Exercise description:
Return all of the data exactly, with nothing left out but the pictures.

[START Data excerpt]

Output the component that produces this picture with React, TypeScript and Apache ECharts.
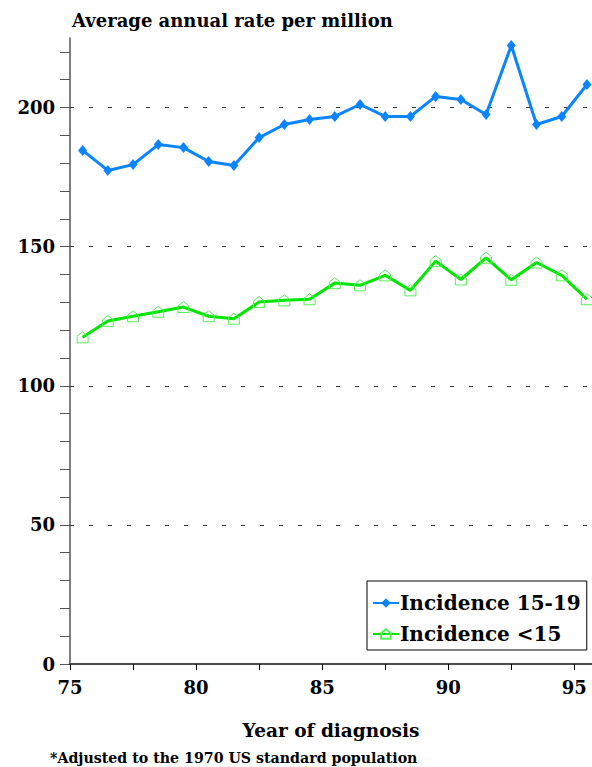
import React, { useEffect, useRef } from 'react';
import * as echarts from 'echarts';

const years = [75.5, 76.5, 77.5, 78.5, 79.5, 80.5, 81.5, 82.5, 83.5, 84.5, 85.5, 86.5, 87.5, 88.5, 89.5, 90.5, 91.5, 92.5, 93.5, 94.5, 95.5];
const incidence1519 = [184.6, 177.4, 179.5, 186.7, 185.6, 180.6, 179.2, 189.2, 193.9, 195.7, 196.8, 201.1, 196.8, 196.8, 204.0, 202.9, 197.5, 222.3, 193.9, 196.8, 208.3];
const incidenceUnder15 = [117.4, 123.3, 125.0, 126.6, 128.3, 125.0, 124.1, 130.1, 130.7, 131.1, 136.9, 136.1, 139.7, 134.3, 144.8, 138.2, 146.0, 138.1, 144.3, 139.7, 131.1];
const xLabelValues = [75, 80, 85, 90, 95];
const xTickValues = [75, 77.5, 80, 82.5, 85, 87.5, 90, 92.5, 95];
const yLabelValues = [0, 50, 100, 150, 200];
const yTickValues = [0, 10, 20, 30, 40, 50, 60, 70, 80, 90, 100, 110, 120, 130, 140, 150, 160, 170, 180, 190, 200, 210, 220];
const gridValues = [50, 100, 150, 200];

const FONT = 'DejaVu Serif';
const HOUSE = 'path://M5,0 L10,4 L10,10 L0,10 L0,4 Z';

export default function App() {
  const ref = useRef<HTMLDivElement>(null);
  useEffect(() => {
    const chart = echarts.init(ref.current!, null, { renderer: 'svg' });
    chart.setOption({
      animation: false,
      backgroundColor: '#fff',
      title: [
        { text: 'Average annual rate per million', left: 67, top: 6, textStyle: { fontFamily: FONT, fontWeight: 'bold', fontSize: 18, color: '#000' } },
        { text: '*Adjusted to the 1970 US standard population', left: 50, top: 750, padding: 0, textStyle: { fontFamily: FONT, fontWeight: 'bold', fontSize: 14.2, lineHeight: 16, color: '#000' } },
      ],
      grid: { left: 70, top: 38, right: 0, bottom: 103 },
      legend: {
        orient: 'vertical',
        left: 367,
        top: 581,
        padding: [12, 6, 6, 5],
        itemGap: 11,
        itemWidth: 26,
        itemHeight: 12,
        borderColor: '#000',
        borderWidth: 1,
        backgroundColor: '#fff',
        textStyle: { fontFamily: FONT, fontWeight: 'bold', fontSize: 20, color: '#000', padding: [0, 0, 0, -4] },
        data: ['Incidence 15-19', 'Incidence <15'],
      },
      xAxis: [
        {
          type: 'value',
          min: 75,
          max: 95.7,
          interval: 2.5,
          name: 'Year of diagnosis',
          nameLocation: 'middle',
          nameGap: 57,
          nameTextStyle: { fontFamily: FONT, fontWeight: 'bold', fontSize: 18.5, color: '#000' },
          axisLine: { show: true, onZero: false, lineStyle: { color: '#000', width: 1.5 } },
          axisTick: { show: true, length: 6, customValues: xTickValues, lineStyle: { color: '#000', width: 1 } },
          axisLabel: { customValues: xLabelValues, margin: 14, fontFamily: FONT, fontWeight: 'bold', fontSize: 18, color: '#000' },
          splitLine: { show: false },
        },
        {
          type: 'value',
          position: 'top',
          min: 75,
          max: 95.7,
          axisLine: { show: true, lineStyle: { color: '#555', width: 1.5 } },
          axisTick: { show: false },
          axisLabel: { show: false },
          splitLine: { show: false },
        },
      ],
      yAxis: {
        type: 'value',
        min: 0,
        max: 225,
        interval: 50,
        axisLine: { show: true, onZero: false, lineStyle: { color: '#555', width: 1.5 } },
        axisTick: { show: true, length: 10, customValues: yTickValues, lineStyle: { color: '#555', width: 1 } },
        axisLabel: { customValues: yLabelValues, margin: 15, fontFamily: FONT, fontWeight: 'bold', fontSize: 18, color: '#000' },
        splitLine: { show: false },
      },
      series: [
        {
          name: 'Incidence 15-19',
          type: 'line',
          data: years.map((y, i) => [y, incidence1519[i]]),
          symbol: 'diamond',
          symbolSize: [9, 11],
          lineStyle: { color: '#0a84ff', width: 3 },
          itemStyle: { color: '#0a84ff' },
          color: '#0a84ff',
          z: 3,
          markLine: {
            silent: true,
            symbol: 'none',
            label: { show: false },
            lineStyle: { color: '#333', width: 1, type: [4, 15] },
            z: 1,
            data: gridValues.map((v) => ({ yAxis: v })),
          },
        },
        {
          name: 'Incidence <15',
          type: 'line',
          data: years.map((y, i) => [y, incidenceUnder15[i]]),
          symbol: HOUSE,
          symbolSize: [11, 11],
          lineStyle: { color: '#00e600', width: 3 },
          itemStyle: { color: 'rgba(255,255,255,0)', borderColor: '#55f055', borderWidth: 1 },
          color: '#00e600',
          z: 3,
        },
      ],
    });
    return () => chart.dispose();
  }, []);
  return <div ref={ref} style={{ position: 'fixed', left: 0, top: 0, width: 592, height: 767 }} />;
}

[END Data excerpt]

Worked solution:
Output the component that produces this picture with React, TypeScript and Apache ECharts.
import React, { useEffect, useRef } from 'react';
import * as echarts from 'echarts';

const years = [75.5, 76.5, 77.5, 78.5, 79.5, 80.5, 81.5, 82.5, 83.5, 84.5, 85.5, 86.5, 87.5, 88.5, 89.5, 90.5, 91.5, 92.5, 93.5, 94.5, 95.5];
const incidence1519 = [184.6, 177.4, 179.5, 186.7, 185.6, 180.6, 179.2, 189.2, 193.9, 195.7, 196.8, 201.1, 196.8, 196.8, 204.0, 202.9, 197.5, 222.3, 193.9, 196.8, 208.3];
const incidenceUnder15 = [117.4, 123.3, 125.0, 126.6, 128.3, 125.0, 124.1, 130.1, 130.7, 131.1, 136.9, 136.1, 139.7, 134.3, 144.8, 138.2, 146.0, 138.1, 144.3, 139.7, 131.1];
const xLabelValues = [75, 80, 85, 90, 95];
const xTickValues = [75, 77.5, 80, 82.5, 85, 87.5, 90, 92.5, 95];
const yLabelValues = [0, 50, 100, 150, 200];
const yTickValues = [0, 10, 20, 30, 40, 50, 60, 70, 80, 90, 100, 110, 120, 130, 140, 150, 160, 170, 180, 190, 200, 210, 220];
const gridValues = [50, 100, 150, 200];

const FONT = 'DejaVu Serif';
const HOUSE = 'path://M5,0 L10,4 L10,10 L0,10 L0,4 Z';

export default function App() {
  const ref = useRef<HTMLDivElement>(null);
  useEffect(() => {
    const chart = echarts.init(ref.current!, null, { renderer: 'svg' });
    chart.setOption({
      animation: false,
      backgroundColor: '#fff',
      title: [
        { text: 'Average annual rate per million', left: 67, top: 6, textStyle: { fontFamily: FONT, fontWeight: 'bold', fontSize: 18, color: '#000' } },
        { text: '*Adjusted to the 1970 US standard population', left: 50, top: 750, padding: 0, textStyle: { fontFamily: FONT, fontWeight: 'bold', fontSize: 14.2, lineHeight: 16, color: '#000' } },
      ],
      grid: { left: 70, top: 38, right: 0, bottom: 103 },
      legend: {
        orient: 'vertical',
        left: 367,
        top: 581,
        padding: [12, 6, 6, 5],
        itemGap: 11,
        itemWidth: 26,
        itemHeight: 12,
        borderColor: '#000',
        borderWidth: 1,
        backgroundColor: '#fff',
        textStyle: { fontFamily: FONT, fontWeight: 'bold', fontSize: 20, color: '#000', padding: [0, 0, 0, -4] },
        data: ['Incidence 15-19', 'Incidence <15'],
      },
      xAxis: [
        {
          type: 'value',
          min: 75,
          max: 95.7,
          interval: 2.5,
          name: 'Year of diagnosis',
          nameLocation: 'middle',
          nameGap: 57,
          nameTextStyle: { fontFamily: FONT, fontWeight: 'bold', fontSize: 18.5, color: '#000' },
          axisLine: { show: true, onZero: false, lineStyle: { color: '#000', width: 1.5 } },
          axisTick: { show: true, length: 6, customValues: xTickValues, lineStyle: { color: '#000', width: 1 } },
          axisLabel: { customValues: xLabelValues, margin: 14, fontFamily: FONT, fontWeight: 'bold', fontSize: 18, color: '#000' },
          splitLine: { show: false },
        },
        {
          type: 'value',
          position: 'top',
          min: 75,
          max: 95.7,
          axisLine: { show: true, lineStyle: { color: '#555', width: 1.5 } },
          axisTick: { show: false },
          axisLabel: { show: false },
          splitLine: { show: false },
        },
      ],
      yAxis: {
        type: 'value',
        min: 0,
        max: 225,
        interval: 50,
        axisLine: { show: true, onZero: false, lineStyle: { color: '#555', width: 1.5 } },
        axisTick: { show: true, length: 10, customValues: yTickValues, lineStyle: { color: '#555', width: 1 } },
        axisLabel: { customValues: yLabelValues, margin: 15, fontFamily: FONT, fontWeight: 'bold', fontSize: 18, color: '#000' },
        splitLine: { show: false },
      },
      series: [
        {
          name: 'Incidence 15-19',
          type: 'line',
          data: years.map((y, i) => [y, incidence1519[i]]),
          symbol: 'diamond',
          symbolSize: [9, 11],
          lineStyle: { color: '#0a84ff', width: 3 },
          itemStyle: { color: '#0a84ff' },
          color: '#0a84ff',
          z: 3,
          markLine: {
            silent: true,
            symbol: 'none',
            label: { show: false },
            lineStyle: { color: '#333', width: 1, type: [4, 15] },
            z: 1,
            data: gridValues.map((v) => ({ yAxis: v })),
          },
        },
        {
          name: 'Incidence <15',
          type: 'line',
          data: years.map((y, i) => [y, incidenceUnder15[i]]),
          symbol: HOUSE,
          symbolSize: [11, 11],
          lineStyle: { color: '#00e600', width: 3 },
          itemStyle: { color: 'rgba(255,255,255,0)', borderColor: '#55f055', borderWidth: 1 },
          color: '#00e600',
          z: 3,
        },
      ],
    });
    return () => chart.dispose();
  }, []);
  return <div ref={ref} style={{ position: 'fixed', left: 0, top: 0, width: 592, height: 767 }} />;
}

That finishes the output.